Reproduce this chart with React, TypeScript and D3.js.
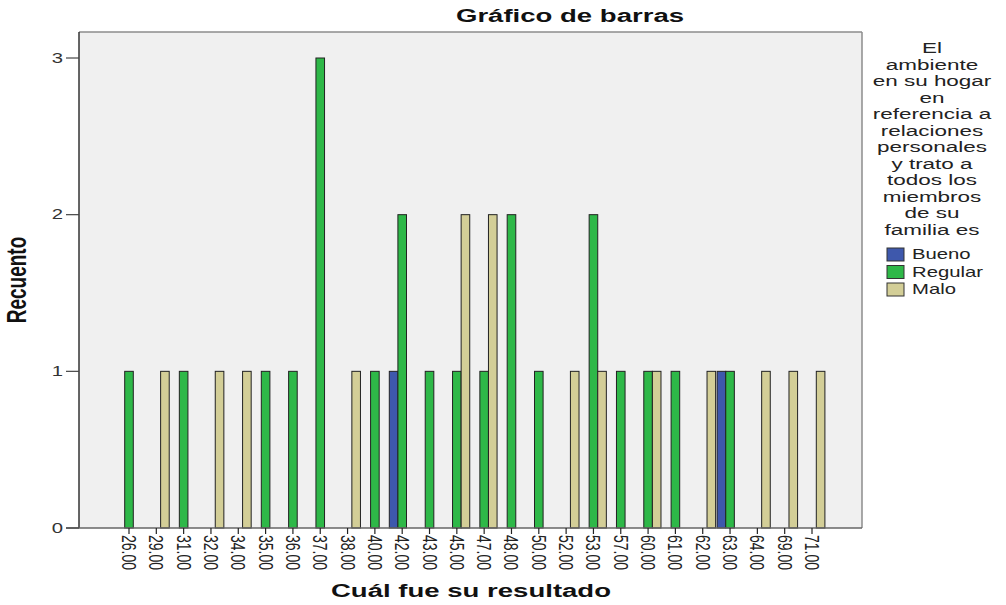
import * as d3 from 'd3';

const categories = ['26.00', '29.00', '31.00', '32.00', '34.00', '35.00', '36.00', '37.00', '38.00', '40.00', '42.00', '43.00', '45.00', '47.00', '48.00', '50.00', '52.00', '53.00', '57.00', '60.00', '61.00', '62.00', '63.00', '64.00', '69.00', '71.00'];
const groups = ['Bueno', 'Regular', 'Malo'];
const bueno = [0, 0, 0, 0, 0, 0, 0, 0, 0, 0, 1, 0, 0, 0, 0, 0, 0, 0, 0, 0, 0, 0, 1, 0, 0, 0];
const regular = [1, 0, 1, 0, 0, 1, 1, 3, 0, 1, 2, 1, 1, 1, 2, 1, 0, 2, 1, 1, 1, 0, 1, 0, 0, 0];
const malo = [0, 1, 0, 1, 1, 0, 0, 0, 1, 0, 0, 0, 2, 2, 0, 0, 1, 1, 0, 1, 0, 1, 0, 1, 1, 1];
const yTicks = [0, 1, 2, 3];
const legendTitle = ['El', 'ambiente', 'en su hogar', 'en', 'referencia a', 'relaciones', 'personales', 'y trato a', 'todos los', 'miembros', 'de su', 'familia es'];

const colors = { Bueno: '#3e58ac', Regular: '#2eb848', Malo: '#d3ce97' };
const font = '"Liberation Sans", Arial, sans-serif';
const SX = 1.45;

const W = 1006;
const H = 605;
const plot = { left: 79, right: 862, top: 32, bottom: 528 };

export default function App() {
  const x = d3.scalePoint().domain(categories).range([plot.left, plot.right]).padding(1.83);
  const sub = d3.scaleBand().domain(groups).range([-12.9, 12.9]);
  const y = d3.scaleLinear().domain([0, 3.166]).range([plot.bottom, plot.top]);
  const series = { Bueno: bueno, Regular: regular, Malo: malo };

  const bars = [];
  groups.forEach((g) => {
    series[g].forEach((v, i) => {
      if (!v) return;
      bars.push({ g, cat: categories[i], v });
    });
  });

  return (
    <svg width={W} height={H} style={{ position: 'absolute', left: 0, top: 0, background: '#fff' }} fontFamily={font}>
      <rect x={plot.left} y={plot.top} width={plot.right - plot.left} height={plot.bottom - plot.top} fill="#f0f0f0" />
      <line x1={plot.left} x2={plot.right} y1={plot.top} y2={plot.top} stroke="#8c8c8c" strokeWidth={1.5} />
      <line x1={plot.right} x2={plot.right} y1={plot.top} y2={plot.bottom} stroke="#8c8c8c" strokeWidth={1.5} />

      {bars.map((b, i) => (
        <rect
          key={i}
          x={x(b.cat) + sub(b.g)}
          y={y(b.v)}
          width={sub.bandwidth()}
          height={y(0) - y(b.v)}
          fill={colors[b.g]}
          stroke="#222"
          strokeWidth={1}
        />
      ))}

      <line x1={plot.left} x2={plot.left} y1={plot.top} y2={plot.bottom} stroke="#333" strokeWidth={1.5} />
      <line x1={plot.left - 13} x2={plot.right} y1={plot.bottom} y2={plot.bottom} stroke="#666" strokeWidth={1.5} />

      {yTicks.map((t) => (
        <g key={t}>
          <line x1={plot.left - 13} x2={plot.left} y1={y(t)} y2={y(t)} stroke="#444" strokeWidth={1.2} />
          <text
            transform={`translate(63,${y(t)}) scale(${SX},1)`}
            textAnchor="end"
            dominantBaseline="central"
            fontSize={14}
            fill="#333"
          >
            {t}
          </text>
        </g>
      ))}

      {categories.map((c) => (
        <g key={c}>
          <line x1={x(c)} x2={x(c)} y1={plot.bottom} y2={plot.bottom + 6} stroke="#222" strokeWidth={1.2} />
          <text
            transform={`translate(${x(c)},${plot.bottom + 7}) scale(${SX},1) rotate(90)`}
            dominantBaseline="central"
            fontSize={14}
            fill="#222"
          >
            {c}
          </text>
        </g>
      ))}

      <text transform={`translate(570,22) scale(${SX},1)`} textAnchor="middle" fontSize={19} fontWeight="bold" fill="#111">
        Gráfico de barras
      </text>
      <text transform={`translate(471,597) scale(${SX},1)`} textAnchor="middle" fontSize={19} fontWeight="bold" fill="#111">
        Cuál fue su resultado
      </text>
      <text
        transform={`translate(26,${(plot.top + plot.bottom) / 2}) scale(${SX},1) rotate(-90)`}
        textAnchor="middle"
        fontSize={19}
        fontWeight="bold"
        fill="#111"
      >
        Recuento
      </text>

      {legendTitle.map((line, i) => (
        <text
          key={line}
          transform={`translate(932,${53 + i * 16.5}) scale(${SX},1)`}
          textAnchor="middle"
          fontSize={15.5}
          fill="#222"
        >
          {line}
        </text>
      ))}
      {groups.map((g, i) => (
        <g key={g} transform={`translate(887,${248 + i * 17.5})`}>
          <rect x={0} y={0} width={17} height={13} fill={colors[g]} stroke="#333" strokeWidth={1} />
          <text transform={`translate(25,11) scale(${SX},1)`} fontSize={14} fill="#222">
            {g}
          </text>
        </g>
      ))}
    </svg>
  );
}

============

=== Short task ===
Exactly restate the lines from the beginning of the data through the line with "import * as d3 from 'd3';", and no others, keeping pictures out.

=== The completed task ===
Reproduce this chart with React, TypeScript and D3.js.
import * as d3 from 'd3';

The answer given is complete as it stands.